Twist-nya mungkin akan mudah diprediksi, meski jalan untuk menuju kesana sedikit mencurangi. Untungnya, Sri Asih memiliki sekuen aksi mumpuni meski jauh dari kata variatif. Terlebih lagi, kerapian pengambilan gambarnya terasa stagnan, meski beberapa di antaranya tampil cekatan. Hal yang paling cukup mengganggu adalah transisi pengadeganan yang sering tampil jumpy, pun ketika ketiadaan film Sri Asih seolah kehilangan daya.

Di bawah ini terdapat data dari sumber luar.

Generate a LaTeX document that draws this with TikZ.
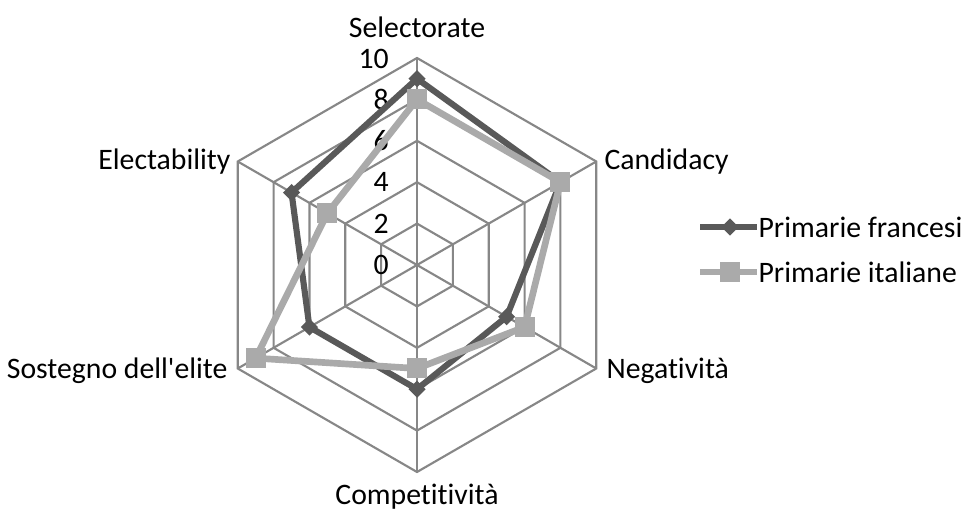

Memerankan karakter Sri Asih adalah takdir bagi Pevita Pearce, pun Pevita nsendiri adalah nyawa bagi Sri Asih. Sulit membayangkan kalau Sri Asih dimainkan bukan oleh Pevita, yang berkat kerja keras dan kemampuannya melakoni beragam aksi (90% adegan aksi ia lakukan sendiri) menjadikan karakternya sebagai salah satu sosok superhero wanita badass. Kecantikan dan kekuatan paripurna yang dimilikinya adalah anugerah bagi siapa saja yang melihatnya.
Meskipun jauh dari kata sempurna, Sri Asih adalah pencapaian tertinggi film Superhero lokal sejauh ini. Final battle-nya sendiri adalah harga yang pantas untuk mendapatkan tiket yang telah Anda keluarkan. Setidaknya, apa yang disampaikan filmnya mampu memberikan sebuah pengalaman yang cukup memuaskan. Mari kita nantikan jagat sinema Bumilangit yang sebelum filmnya di mulai sudah menampilkan sebuah proyek selanjutnya, demikian pula dengan apa yang ditampilkan setelah filmnya usai.